(Records from a collection)
= = =
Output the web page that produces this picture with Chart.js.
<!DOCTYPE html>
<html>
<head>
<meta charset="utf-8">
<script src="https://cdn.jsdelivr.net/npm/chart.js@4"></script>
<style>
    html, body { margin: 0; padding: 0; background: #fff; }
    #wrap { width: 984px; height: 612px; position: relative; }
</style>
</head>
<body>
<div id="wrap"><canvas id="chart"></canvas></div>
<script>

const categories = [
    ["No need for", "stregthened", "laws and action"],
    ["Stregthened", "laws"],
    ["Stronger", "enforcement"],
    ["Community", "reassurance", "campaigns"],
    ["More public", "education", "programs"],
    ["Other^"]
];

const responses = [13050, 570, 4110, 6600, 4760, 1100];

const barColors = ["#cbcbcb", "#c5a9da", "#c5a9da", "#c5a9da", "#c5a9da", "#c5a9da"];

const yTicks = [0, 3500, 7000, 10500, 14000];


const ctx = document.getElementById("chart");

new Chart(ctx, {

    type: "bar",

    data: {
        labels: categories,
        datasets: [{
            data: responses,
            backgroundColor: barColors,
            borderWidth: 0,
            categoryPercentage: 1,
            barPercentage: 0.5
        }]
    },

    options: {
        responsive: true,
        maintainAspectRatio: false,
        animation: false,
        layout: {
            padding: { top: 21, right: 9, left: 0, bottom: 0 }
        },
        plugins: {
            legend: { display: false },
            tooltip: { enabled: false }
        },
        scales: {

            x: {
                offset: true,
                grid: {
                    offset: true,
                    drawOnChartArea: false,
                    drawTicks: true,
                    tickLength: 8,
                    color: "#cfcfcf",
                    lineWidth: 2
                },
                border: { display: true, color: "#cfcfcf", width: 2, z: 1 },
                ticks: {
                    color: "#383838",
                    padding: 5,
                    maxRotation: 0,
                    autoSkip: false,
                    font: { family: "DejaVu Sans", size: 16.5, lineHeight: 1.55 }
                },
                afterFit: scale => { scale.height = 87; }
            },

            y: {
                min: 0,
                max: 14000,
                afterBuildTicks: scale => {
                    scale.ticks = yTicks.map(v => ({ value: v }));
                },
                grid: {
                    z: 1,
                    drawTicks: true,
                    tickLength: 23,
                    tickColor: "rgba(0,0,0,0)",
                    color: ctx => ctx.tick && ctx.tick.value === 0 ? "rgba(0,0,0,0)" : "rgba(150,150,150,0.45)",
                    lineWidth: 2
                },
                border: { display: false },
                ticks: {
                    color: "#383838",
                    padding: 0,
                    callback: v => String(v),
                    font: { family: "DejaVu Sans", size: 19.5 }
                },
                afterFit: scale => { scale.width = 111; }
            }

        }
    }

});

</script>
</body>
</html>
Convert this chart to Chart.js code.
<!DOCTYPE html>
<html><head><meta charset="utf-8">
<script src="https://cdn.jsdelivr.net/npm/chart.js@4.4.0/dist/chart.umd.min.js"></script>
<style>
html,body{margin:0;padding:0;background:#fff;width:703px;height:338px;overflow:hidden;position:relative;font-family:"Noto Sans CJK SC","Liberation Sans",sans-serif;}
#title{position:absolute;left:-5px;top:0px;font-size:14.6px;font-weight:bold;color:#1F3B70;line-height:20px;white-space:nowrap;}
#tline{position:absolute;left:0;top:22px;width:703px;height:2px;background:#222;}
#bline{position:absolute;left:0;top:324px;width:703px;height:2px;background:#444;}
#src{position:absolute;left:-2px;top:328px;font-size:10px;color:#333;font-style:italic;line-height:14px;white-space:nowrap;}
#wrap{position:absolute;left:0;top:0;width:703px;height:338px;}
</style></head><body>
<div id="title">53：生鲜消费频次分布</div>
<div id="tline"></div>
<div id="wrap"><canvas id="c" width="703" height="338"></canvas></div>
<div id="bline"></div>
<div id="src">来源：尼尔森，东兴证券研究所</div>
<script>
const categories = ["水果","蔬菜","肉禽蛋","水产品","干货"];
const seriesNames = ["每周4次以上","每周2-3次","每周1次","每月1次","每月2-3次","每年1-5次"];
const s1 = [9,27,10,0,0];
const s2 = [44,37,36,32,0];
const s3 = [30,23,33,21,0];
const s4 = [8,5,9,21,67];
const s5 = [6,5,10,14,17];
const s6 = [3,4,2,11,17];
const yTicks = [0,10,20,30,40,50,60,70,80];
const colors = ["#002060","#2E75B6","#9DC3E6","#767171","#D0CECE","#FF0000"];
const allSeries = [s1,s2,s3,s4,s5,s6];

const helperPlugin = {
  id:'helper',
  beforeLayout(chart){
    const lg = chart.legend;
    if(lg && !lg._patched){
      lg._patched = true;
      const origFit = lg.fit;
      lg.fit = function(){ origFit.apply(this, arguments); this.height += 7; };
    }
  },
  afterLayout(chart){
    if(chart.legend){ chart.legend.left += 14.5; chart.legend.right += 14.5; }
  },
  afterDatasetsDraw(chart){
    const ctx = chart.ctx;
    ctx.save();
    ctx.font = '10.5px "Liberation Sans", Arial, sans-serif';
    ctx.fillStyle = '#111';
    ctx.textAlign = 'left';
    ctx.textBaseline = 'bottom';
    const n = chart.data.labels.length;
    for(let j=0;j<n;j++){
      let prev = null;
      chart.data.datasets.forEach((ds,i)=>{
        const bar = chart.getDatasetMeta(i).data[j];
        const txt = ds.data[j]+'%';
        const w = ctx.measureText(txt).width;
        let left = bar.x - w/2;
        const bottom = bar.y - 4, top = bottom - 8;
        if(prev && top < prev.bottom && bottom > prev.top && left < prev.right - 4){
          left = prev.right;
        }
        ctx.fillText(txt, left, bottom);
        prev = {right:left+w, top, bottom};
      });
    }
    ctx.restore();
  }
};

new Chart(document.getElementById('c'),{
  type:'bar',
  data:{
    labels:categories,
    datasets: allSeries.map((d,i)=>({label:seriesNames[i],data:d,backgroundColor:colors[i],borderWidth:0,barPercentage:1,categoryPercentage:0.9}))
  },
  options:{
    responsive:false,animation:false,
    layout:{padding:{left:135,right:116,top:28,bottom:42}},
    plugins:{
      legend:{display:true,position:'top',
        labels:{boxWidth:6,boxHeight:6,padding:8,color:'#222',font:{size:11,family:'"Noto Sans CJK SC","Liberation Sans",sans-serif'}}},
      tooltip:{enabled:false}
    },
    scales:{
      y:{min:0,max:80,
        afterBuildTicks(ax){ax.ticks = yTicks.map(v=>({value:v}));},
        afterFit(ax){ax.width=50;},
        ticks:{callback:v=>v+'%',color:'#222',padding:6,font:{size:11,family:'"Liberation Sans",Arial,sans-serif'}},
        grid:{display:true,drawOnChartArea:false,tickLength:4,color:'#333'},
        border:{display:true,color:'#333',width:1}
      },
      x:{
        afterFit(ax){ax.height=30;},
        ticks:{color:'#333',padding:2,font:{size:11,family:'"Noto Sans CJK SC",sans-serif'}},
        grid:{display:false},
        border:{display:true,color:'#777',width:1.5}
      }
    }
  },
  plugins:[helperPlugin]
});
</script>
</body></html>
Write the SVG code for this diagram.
= = =
WRITTEN TASK: Write the complete data out, exactly as above.

OUTPUT OF THE TASK:
Output the web page that produces this picture with Chart.js.
<!DOCTYPE html>
<html>
<head>
<meta charset="utf-8">
<script src="https://cdn.jsdelivr.net/npm/chart.js@4"></script>
<style>
    html, body { margin: 0; padding: 0; background: #fff; }
    #wrap { width: 984px; height: 612px; position: relative; }
</style>
</head>
<body>
<div id="wrap"><canvas id="chart"></canvas></div>
<script>

const categories = [
    ["No need for", "stregthened", "laws and action"],
    ["Stregthened", "laws"],
    ["Stronger", "enforcement"],
    ["Community", "reassurance", "campaigns"],
    ["More public", "education", "programs"],
    ["Other^"]
];

const responses = [13050, 570, 4110, 6600, 4760, 1100];

const barColors = ["#cbcbcb", "#c5a9da", "#c5a9da", "#c5a9da", "#c5a9da", "#c5a9da"];

const yTicks = [0, 3500, 7000, 10500, 14000];


const ctx = document.getElementById("chart");

new Chart(ctx, {

    type: "bar",

    data: {
        labels: categories,
        datasets: [{
            data: responses,
            backgroundColor: barColors,
            borderWidth: 0,
            categoryPercentage: 1,
            barPercentage: 0.5
        }]
    },

    options: {
        responsive: true,
        maintainAspectRatio: false,
        animation: false,
        layout: {
            padding: { top: 21, right: 9, left: 0, bottom: 0 }
        },
        plugins: {
            legend: { display: false },
            tooltip: { enabled: false }
        },
        scales: {

            x: {
                offset: true,
                grid: {
                    offset: true,
                    drawOnChartArea: false,
                    drawTicks: true,
                    tickLength: 8,
                    color: "#cfcfcf",
                    lineWidth: 2
                },
                border: { display: true, color: "#cfcfcf", width: 2, z: 1 },
                ticks: {
                    color: "#383838",
                    padding: 5,
                    maxRotation: 0,
                    autoSkip: false,
                    font: { family: "DejaVu Sans", size: 16.5, lineHeight: 1.55 }
                },
                afterFit: scale => { scale.height = 87; }
            },

            y: {
                min: 0,
                max: 14000,
                afterBuildTicks: scale => {
                    scale.ticks = yTicks.map(v => ({ value: v }));
                },
                grid: {
                    z: 1,
                    drawTicks: true,
                    tickLength: 23,
                    tickColor: "rgba(0,0,0,0)",
                    color: ctx => ctx.tick && ctx.tick.value === 0 ? "rgba(0,0,0,0)" : "rgba(150,150,150,0.45)",
                    lineWidth: 2
                },
                border: { display: false },
                ticks: {
                    color: "#383838",
                    padding: 0,
                    callback: v => String(v),
                    font: { family: "DejaVu Sans", size: 19.5 }
                },
                afterFit: scale => { scale.width = 111; }
            }

        }
    }

});

</script>
</body>
</html>
Convert this chart to Chart.js code.
<!DOCTYPE html>
<html><head><meta charset="utf-8">
<script src="https://cdn.jsdelivr.net/npm/chart.js@4.4.0/dist/chart.umd.min.js"></script>
<style>
html,body{margin:0;padding:0;background:#fff;width:703px;height:338px;overflow:hidden;position:relative;font-family:"Noto Sans CJK SC","Liberation Sans",sans-serif;}
#title{position:absolute;left:-5px;top:0px;font-size:14.6px;font-weight:bold;color:#1F3B70;line-height:20px;white-space:nowrap;}
#tline{position:absolute;left:0;top:22px;width:703px;height:2px;background:#222;}
#bline{position:absolute;left:0;top:324px;width:703px;height:2px;background:#444;}
#src{position:absolute;left:-2px;top:328px;font-size:10px;color:#333;font-style:italic;line-height:14px;white-space:nowrap;}
#wrap{position:absolute;left:0;top:0;width:703px;height:338px;}
</style></head><body>
<div id="title">53：生鲜消费频次分布</div>
<div id="tline"></div>
<div id="wrap"><canvas id="c" width="703" height="338"></canvas></div>
<div id="bline"></div>
<div id="src">来源：尼尔森，东兴证券研究所</div>
<script>
const categories = ["水果","蔬菜","肉禽蛋","水产品","干货"];
const seriesNames = ["每周4次以上","每周2-3次","每周1次","每月1次","每月2-3次","每年1-5次"];
const s1 = [9,27,10,0,0];
const s2 = [44,37,36,32,0];
const s3 = [30,23,33,21,0];
const s4 = [8,5,9,21,67];
const s5 = [6,5,10,14,17];
const s6 = [3,4,2,11,17];
const yTicks = [0,10,20,30,40,50,60,70,80];
const colors = ["#002060","#2E75B6","#9DC3E6","#767171","#D0CECE","#FF0000"];
const allSeries = [s1,s2,s3,s4,s5,s6];

const helperPlugin = {
  id:'helper',
  beforeLayout(chart){
    const lg = chart.legend;
    if(lg && !lg._patched){
      lg._patched = true;
      const origFit = lg.fit;
      lg.fit = function(){ origFit.apply(this, arguments); this.height += 7; };
    }
  },
  afterLayout(chart){
    if(chart.legend){ chart.legend.left += 14.5; chart.legend.right += 14.5; }
  },
  afterDatasetsDraw(chart){
    const ctx = chart.ctx;
    ctx.save();
    ctx.font = '10.5px "Liberation Sans", Arial, sans-serif';
    ctx.fillStyle = '#111';
    ctx.textAlign = 'left';
    ctx.textBaseline = 'bottom';
    const n = chart.data.labels.length;
    for(let j=0;j<n;j++){
      let prev = null;
      chart.data.datasets.forEach((ds,i)=>{
        const bar = chart.getDatasetMeta(i).data[j];
        const txt = ds.data[j]+'%';
        const w = ctx.measureText(txt).width;
        let left = bar.x - w/2;
        const bottom = bar.y - 4, top = bottom - 8;
        if(prev && top < prev.bottom && bottom > prev.top && left < prev.right - 4){
          left = prev.right;
        }
        ctx.fillText(txt, left, bottom);
        prev = {right:left+w, top, bottom};
      });
    }
    ctx.restore();
  }
};

new Chart(document.getElementById('c'),{
  type:'bar',
  data:{
    labels:categories,
    datasets: allSeries.map((d,i)=>({label:seriesNames[i],data:d,backgroundColor:colors[i],borderWidth:0,barPercentage:1,categoryPercentage:0.9}))
  },
  options:{
    responsive:false,animation:false,
    layout:{padding:{left:135,right:116,top:28,bottom:42}},
    plugins:{
      legend:{display:true,position:'top',
        labels:{boxWidth:6,boxHeight:6,padding:8,color:'#222',font:{size:11,family:'"Noto Sans CJK SC","Liberation Sans",sans-serif'}}},
      tooltip:{enabled:false}
    },
    scales:{
      y:{min:0,max:80,
        afterBuildTicks(ax){ax.ticks = yTicks.map(v=>({value:v}));},
        afterFit(ax){ax.width=50;},
        ticks:{callback:v=>v+'%',color:'#222',padding:6,font:{size:11,family:'"Liberation Sans",Arial,sans-serif'}},
        grid:{display:true,drawOnChartArea:false,tickLength:4,color:'#333'},
        border:{display:true,color:'#333',width:1}
      },
      x:{
        afterFit(ax){ax.height=30;},
        ticks:{color:'#333',padding:2,font:{size:11,family:'"Noto Sans CJK SC",sans-serif'}},
        grid:{display:false},
        border:{display:true,color:'#777',width:1.5}
      }
    }
  },
  plugins:[helperPlugin]
});
</script>
</body></html>
Write the SVG code for this diagram.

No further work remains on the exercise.